W miniony piątek na Dużym Rynku w Świeciu przez cztery godziny ochotnicy mogli oddawać krew. Chętnych nie zabrakło.
- Jesteśmy mili zaskoczeni, że tak wiele osób odpowiedziało na nasz apel. Świadczy to o zrozumieniu społeczeństwa dla takich akcji - mówi Jarosław Rządkowski, przewodniczący Rejonowej Rady Honorowych Dawców Krwi w Świeciu.
Zgłosiło się 66 osób. Najwięcej ochotników pochodziło ze Świecia. Na apel odpowiedzieli także mieszkańcy gmin Jeżewo, Drzycim, Pruszcz i Bukowiec. Wiele osób tego dnia oddało krew po raz pierwszy. Po wstępnych badaniach, przeprowadzonych przez pracowników Regionalnego Centrum Krwiodawstwa i Krwiolecznictwa z Bydgoszczy, okazało się, że dawcami mogą zostać 52 osoby. - Spośród nich pełną ilość krwi, czyli 450 miligramów, przekazało 51 chętnych. Jedna osoba źle się poczuła i nie oddała pełnej ilości - mówi J. Rządkowski.
Podczas czterogodzinnej akcji w Świeciu wszyscy ochotnicy oddali w sumie 23 litry krwi.

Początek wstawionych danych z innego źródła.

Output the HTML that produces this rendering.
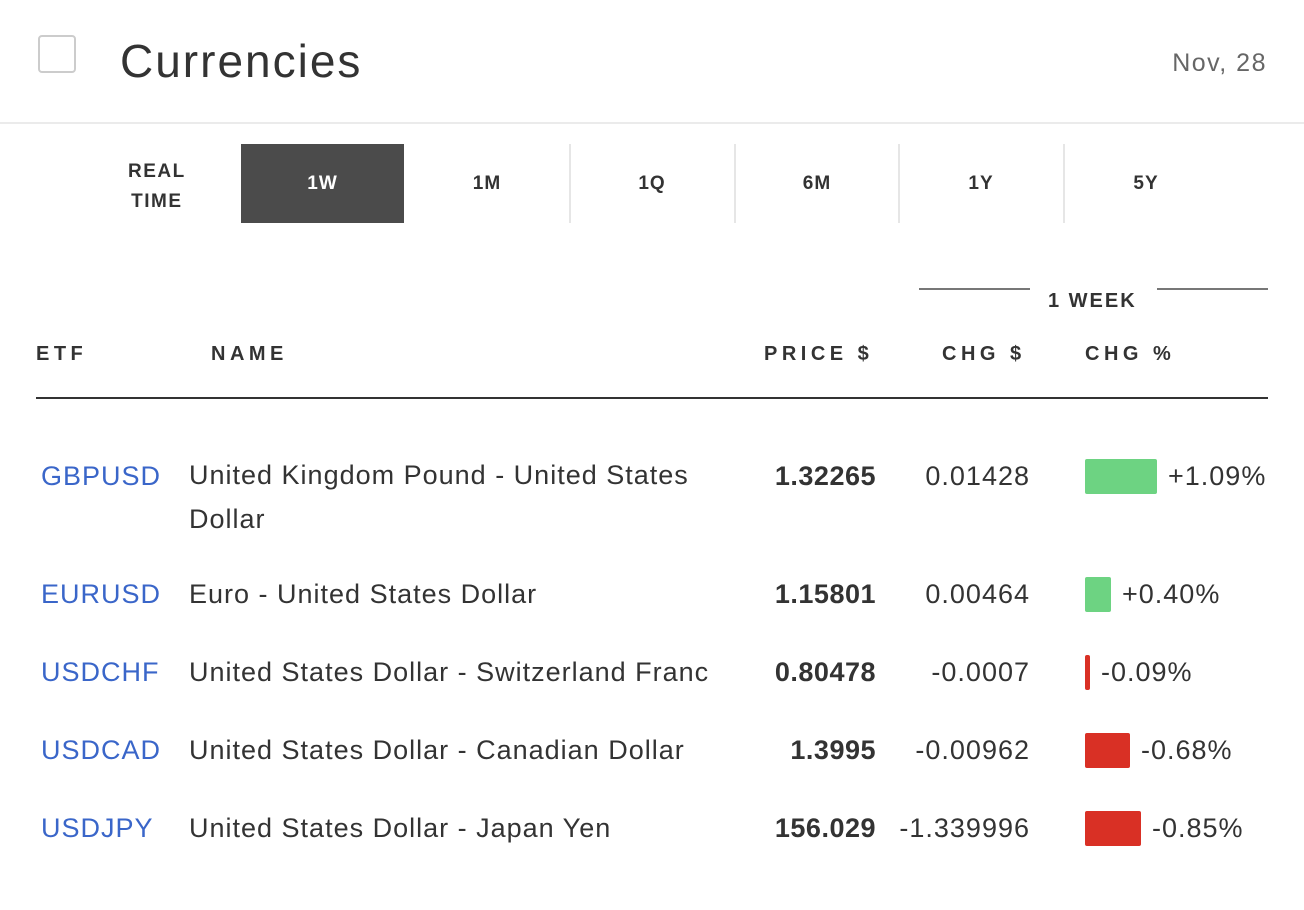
<!DOCTYPE html><html><head><style>
body{margin:0;width:1304px;height:910px;background:#fff;position:relative;font-family:"Liberation Sans",sans-serif;color:#333;overflow:hidden}
.a{position:absolute;line-height:1;white-space:nowrap}
.t{font-size:27px;letter-spacing:1px}
.b{font-weight:bold;letter-spacing:0.5px}
.l{color:#3a66c9}
.h{font-size:20px;font-weight:bold;letter-spacing:4.5px}
.tab{position:absolute;top:144px;height:79px;width:164px;font-size:19px;font-weight:bold;display:flex;align-items:center;justify-content:center;color:#333;letter-spacing:1px}
.sep{position:absolute;top:144px;height:79px;width:2px;background:#e6e6e6}
.bar{position:absolute;height:35px;border-radius:2px}
.g{background:#6dd382}.r{background:#d93025}
.rt{text-align:right}
</style></head><body>
<div style="position:absolute;left:38px;top:35px;width:38px;height:38px;border:2px solid #ccc;border-radius:4px;box-sizing:border-box"></div>
<div class="a" style="left:120px;top:38px;font-size:46px;color:#333;letter-spacing:2px">Currencies</div>
<div class="a" style="right:37px;top:51px;font-size:25px;color:#666;letter-spacing:1.5px">Nov, 28</div>
<div style="position:absolute;left:0;top:122px;width:1304px;height:2px;background:#ebebeb"></div>
<div class="a" style="left:128px;top:157px;font-size:19px;font-weight:bold;line-height:30px;text-align:center;letter-spacing:1.5px">REAL<br>TIME</div>
<div class="tab" style="left:241px;width:163px;background:#4b4b4b;color:#fff">1W</div>
<div class="tab" style="left:405px">1M</div>
<div class="sep" style="left:569px"></div>
<div class="tab" style="left:570px">1Q</div>
<div class="sep" style="left:734px"></div>
<div class="tab" style="left:735px">6M</div>
<div class="sep" style="left:898px"></div>
<div class="tab" style="left:899px">1Y</div>
<div class="sep" style="left:1063px"></div>
<div class="tab" style="left:1064px">5Y</div>
<div style="position:absolute;left:919px;top:288px;width:111px;height:2px;background:#777"></div>
<div style="position:absolute;left:1157px;top:288px;width:111px;height:2px;background:#777"></div>
<div class="a" style="left:1048px;top:291px;font-size:20px;font-weight:bold;letter-spacing:2px">1 WEEK</div>
<div class="a h" style="left:36px;top:344px">ETF</div>
<div class="a h" style="left:211px;top:344px">NAME</div>
<div class="a h" style="left:764px;top:344px">PRICE $</div>
<div class="a h" style="left:942px;top:344px">CHG $</div>
<div class="a h" style="left:1085px;top:344px">CHG %</div>
<div style="position:absolute;left:36px;top:397px;width:1232px;height:2px;background:#333"></div>

<div class="a t l" style="left:41px;top:463px">GBPUSD</div>
<div class="a t" style="left:189px;top:463px;line-height:44px;margin-top:-10px">United Kingdom Pound - United States<br>Dollar</div>
<div class="a t b rt" style="right:428px;top:463px">1.32265</div>
<div class="a t rt" style="right:274px;top:463px">0.01428</div>
<div class="bar g" style="left:1085px;top:459px;width:72px"></div>
<div class="a t" style="left:1168px;top:463px">+1.09%</div>

<div class="a t l" style="left:41px;top:581px">EURUSD</div>
<div class="a t" style="left:189px;top:581px">Euro - United States Dollar</div>
<div class="a t b rt" style="right:428px;top:581px">1.15801</div>
<div class="a t rt" style="right:274px;top:581px">0.00464</div>
<div class="bar g" style="left:1085px;top:577px;width:26px"></div>
<div class="a t" style="left:1122px;top:581px">+0.40%</div>

<div class="a t l" style="left:41px;top:659px">USDCHF</div>
<div class="a t" style="left:189px;top:659px">United States Dollar - Switzerland Franc</div>
<div class="a t b rt" style="right:428px;top:659px">0.80478</div>
<div class="a t rt" style="right:274px;top:659px">-0.0007</div>
<div class="bar r" style="left:1085px;top:655px;width:5px"></div>
<div class="a t" style="left:1101px;top:659px">-0.09%</div>

<div class="a t l" style="left:41px;top:737px">USDCAD</div>
<div class="a t" style="left:189px;top:737px">United States Dollar - Canadian Dollar</div>
<div class="a t b rt" style="right:428px;top:737px">1.3995</div>
<div class="a t rt" style="right:274px;top:737px">-0.00962</div>
<div class="bar r" style="left:1085px;top:733px;width:45px"></div>
<div class="a t" style="left:1141px;top:737px">-0.68%</div>

<div class="a t l" style="left:41px;top:815px">USDJPY</div>
<div class="a t" style="left:189px;top:815px">United States Dollar - Japan Yen</div>
<div class="a t b rt" style="right:428px;top:815px">156.029</div>
<div class="a t rt" style="right:274px;top:815px">-1.339996</div>
<div class="bar r" style="left:1085px;top:811px;width:56px"></div>
<div class="a t" style="left:1152px;top:815px">-0.85%</div>
</body></html>
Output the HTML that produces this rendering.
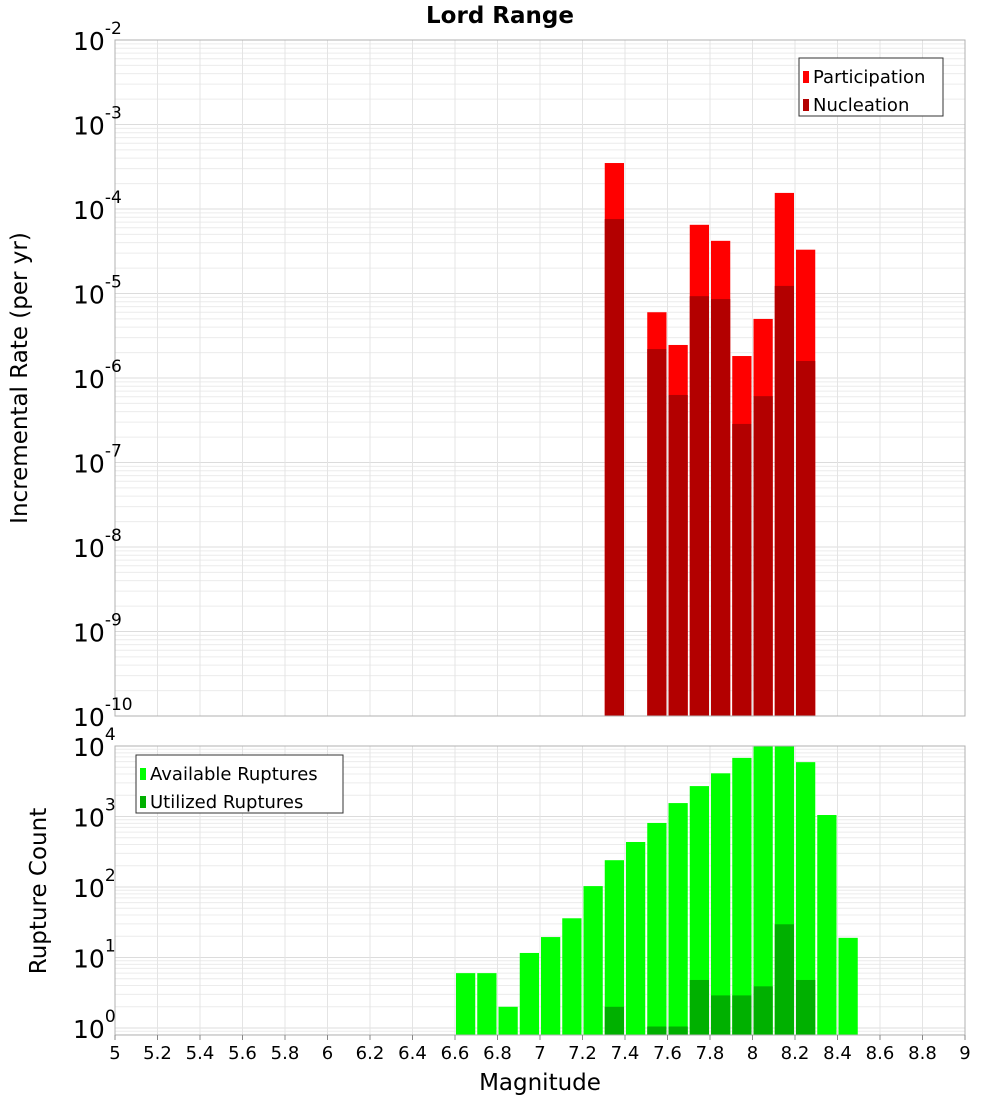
<!DOCTYPE html>
<html><head><meta charset="utf-8"><style>
body{margin:0;background:#fff;font-family:"DejaVu Sans","Liberation Sans",sans-serif;}
svg text{font-family:"DejaVu Sans","Liberation Sans",sans-serif;}
</style></head><body>
<svg id="chart" width="1000" height="1100" xmlns="http://www.w3.org/2000/svg">
<text x="500" y="23" text-anchor="middle" font-size="23" font-weight="bold">Lord Range</text>
<text transform="translate(27,378) rotate(-90)" text-anchor="middle" font-size="23">Incremental Rate (per yr)</text>
<text transform="translate(46,891) rotate(-90)" text-anchor="middle" font-size="23">Rupture Count</text>
<text x="540" y="1090" text-anchor="middle" font-size="23">Magnitude</text>
<g id="top"></g><g id="bot"></g><g id="xt"></g>
</svg>
<script>
const mags=[7.35,7.55,7.65,7.75,7.85,7.95,8.05,8.15,8.25];
const partic=[3.5e-4,6.0e-6,2.46e-6,6.5e-5,4.2e-5,1.82e-6,5.0e-6,1.55e-4,3.3e-5];
const nucl=[7.6e-5,2.2e-6,6.3e-7,9.3e-6,8.6e-6,2.86e-7,6.1e-7,1.23e-5,1.59e-6];
const availMags=[6.65,6.75,6.85,6.95,7.05,7.15,7.25,7.35,7.45,7.55,7.65,7.75,7.85,7.95,8.05,8.15,8.25,8.35,8.45];
const avail=[6,6,2,11.6,19.5,36,103,240,435,810,1550,2700,4100,6780,10000,10000,5900,1050,19];
const utilMags=[7.35,7.55,7.65,7.75,7.85,7.95,8.05,8.15,8.25];
const util=[2,1.05,1.05,4.8,2.9,2.9,3.9,29.6,4.8];
const xTicks=[5,5.2,5.4,5.6,5.8,6,6.2,6.4,6.6,6.8,7,7.2,7.4,7.6,7.8,8,8.2,8.4,8.6,8.8,9];
const topExp=[-2,-3,-4,-5,-6,-7,-8,-9,-10];
const botExp=[4,3,2,1,0];

const NS="http://www.w3.org/2000/svg";
const L=115,R=965;
const X=m=>L+(m-5)*(R-L)/4;
const topY=v=>40+(-2-Math.log10(v))*84.5;
const botY=v=>746+(4-Math.log10(v))*70.5;
function mk(p,t,a){const e=document.createElementNS(NS,t);for(const k in a)e.setAttribute(k,a[k]);p.appendChild(e);return e;}
function panel(g,y0,y1,yf,dmin,dmax,name){
  const bg=mk(g,'rect',{x:L,y:y0,width:R-L,height:y1-y0,fill:'#fff'});
  
  
  for(let d=dmin;d<dmax;d++)for(let k=1;k<10;k++){const y=yf(k*Math.pow(10,d));if(y<y0||y>y1)continue;
    const l=mk(g,'line',{x1:L,x2:R,y1:y,y2:y,stroke:k==1?'#dcdcdc':'#ececec','stroke-width':1});
    
    }
  xTicks.forEach(t=>{const x=X(t);const l=mk(g,'line',{x1:x,x2:x,y1:y0,y2:y1,stroke:'#e4e4e4'});
    
    });
}
const topG=document.getElementById('top'),botG=document.getElementById('bot');
panel(topG,40,716,topY,-10,-2,'top');
panel(botG,746,1035,botY,-1,4,'bottom');
const bw=(X(5.1)-X(5))-2;
function bar(g,m,v,yf,base,minY,col,name){const y=Math.max(yf(v),minY);
  const r=mk(g,'rect',{x:X(m)-bw/2,y:y,width:bw,height:base-y,fill:col});
  
  }
mags.forEach((m,i)=>bar(topG,m,partic[i],topY,716,40,'#ff0000','participation-bar'));
mags.forEach((m,i)=>bar(topG,m,nucl[i],topY,716,40,'#b30000','nucleation-bar'));
availMags.forEach((m,i)=>bar(botG,m,avail[i],botY,1035,746,'#00ff00','available-bar'));
utilMags.forEach((m,i)=>bar(botG,m,util[i],botY,1035,746,'#00b000','utilized-bar'));
mk(topG,'rect',{x:L,y:40,width:R-L,height:676,fill:'none',stroke:'#b0b0b0'});
mk(botG,'rect',{x:L,y:746,width:R-L,height:289,fill:'none',stroke:'#b0b0b0'});
function ytick(g,e,y,name){const t=mk(g,'text',{x:73,y:y+10,'font-size':25});t.textContent='10';
  const s=mk(t,'tspan',{dy:-16,'font-size':17});s.textContent=String(e);
  
  }
topExp.forEach(e=>ytick(topG,e,topY(Math.pow(10,e)),'top-y-tick'));
botExp.forEach(e=>ytick(botG,e,botY(Math.pow(10,e)),'bottom-y-tick'));
const xt=document.getElementById('xt');
xTicks.forEach(t=>{const x=X(t);mk(xt,'line',{x1:x,x2:x,y1:1035,y2:1040,stroke:'#888'});
  const s=mk(xt,'text',{x:x,y:1059,'text-anchor':'middle','font-size':18});s.textContent=String(t);
  
  });
function legend(g,x,y,w,items,name){const b=mk(g,'rect',{x:x,y:y,width:w,height:58,fill:'#fff',stroke:'#333'});
  
  
  items.forEach((it,i)=>{const yy=y+8+i*28;mk(g,'rect',{x:x+4,y:yy+5,width:6,height:12,fill:it[1]});
    const t=mk(g,'text',{x:x+14,y:yy+17,'font-size':18});t.textContent=it[0];
    
    });}
legend(topG,799,58,144,[['Participation','#ff0000'],['Nucleation','#b30000']],'top-legend');
legend(botG,136,755,207,[['Available Ruptures','#00ff00'],['Utilized Ruptures','#00b000']],'bottom-legend');
</script>
</body></html>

- Ograniczony czas akcji sprawił, że nie wszyscy mogli wziąć w niej udział w piątek. Osoby te stawiły się w poniedziałek do szpitala w Świeciu - kontynuuje przewodniczący Jarosław Rządkowski.
To, że akcja w naszym mieście powiodła się, potwierdza doktor Danuta Boguszyńska, wicedyrektor RCKiK w Bydgoszczy.
- Pani doktor ma bardzo dobre zdanie o punkcie krwiodawstwa w Świeciu. Tę opinię wypracowaliśmy dzięki ludziom dobrej woli, którzy angażują się w niesienie pomocy innym - przyznaje Jarosław Rządkowski.